The decline reflects the weakening economy nationally, with fewer people willing to spend the money to travel to Reno or Las Vegas to gamble. But it also reflects the strategy of California’s tribal casino operations to keep more gamblers on their home turf.

Statewide gaming revenues have increased five-fold in Nevada since the early 1980s, but “those for the Reno-Sparks area have not quite doubled over the same period,” wrote Professor David Schwartz of the University of Nevada at Las Vegas. Schwartz specializes in gaming issues.

“The numbers don’t lie: The growth of Indian gaming in California, Oregon and Washington has severely cut into Reno’s traditional market. The advent of California Indian gaming, a $7 billion-a-year business, may be the unkindest cut of all, since several Northern California tribal casinos have effectively marketed to former Reno-goers,” Schwartz wrote in the Las Vegas Business Press.

California, with the third-highest unemployment of any state in the nation, is poised to unveil a new state budget that is likely to divert money – again – from special tribe-supported funds to the General Fund in order to help balance the state’s books. The money, in part, is intended to mitigate the negative impacts on the state of gambling and provide help to tribes that don’t own casinos.

In comparison with the magnitude of the state’s budget problem, the diversions may be small, perhaps $100 million. But the tribes believe they have greater leverage over the way the money is used when it was placed in the Special Distribution Fund. With the money in the General Fund, it can be used for any purpose to balance the books and not limited to tribe-related issues.

California’s current budget uses $101 million of annual tribal payments to repay previous loans to the General Fund from the Traffic Congestion Relief Fund. The Legislature’s nonpartisan fiscal adviser, noting the state’s dire fiscal condition, has recommended that the repayments be halted and that the money be placed in the General Fund instead.

Some 21 casino-owning tribes contribute to the Special Distribution Fund, and 14 tribes – those tribes with newer or amended compacts – contribute to the General Fund. Meanwhile, about 70 California Indian tribes – some of whom own casinos – receive funds from the Revenue Sharing Trust Fund, which is financed by the major casino-owning tribes. The RSTF, however, has been under-funded by some $40 million, and the administration has proposed using General Fund money to make up the difference.  A better way, according to the Legislative Analyst, would be to tap the major casino-owning tribes for the money – a move that would retain $40 million for the strapped General Fund.

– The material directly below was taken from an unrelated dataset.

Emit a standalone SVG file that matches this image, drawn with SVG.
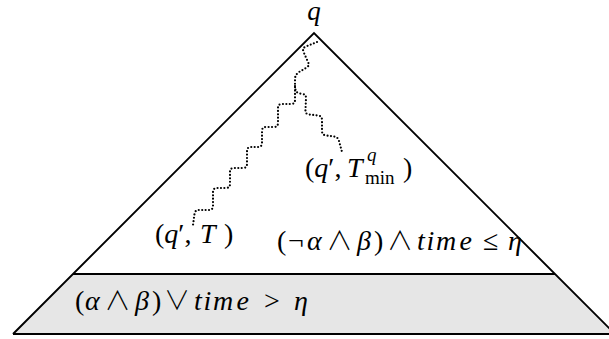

The tribes’ casino profits are not publicly disclosed, but experts estimate that some five-dozen tribal casinos in California take in between $5 billion and $8 billion. The tribes operate more than 58,000 slot machines at 55 locations throughout the state, according to the California Gambling Control Commission.

In tight budget times, discussion inevitably turns in Sacramento to tapping gaming revenues. There is little likelihood that general casino gambling would be legalized in California as it is in Nevada, even though legalization would bring in an estimated $1.5 billion to $2 billion annually to the state.

“Any estimate would have to be speculative, as nobody knows how attached Californians are to going to Tahoe or Las Vegas,” Schwartz noted.

“An interesting point to ponder is that California may gain from having the gambling center of North America so near its borders. Although Californians drop a large amount of money in the neighboring state, Nevada orders goods and services from California and California workers bring money or send remittances from Nevada. Nevada orders could never cancel out California spending alone, but when one considers the gambling activity of all the other visitors and all of the orders it generates, that could well be a net plus for California.”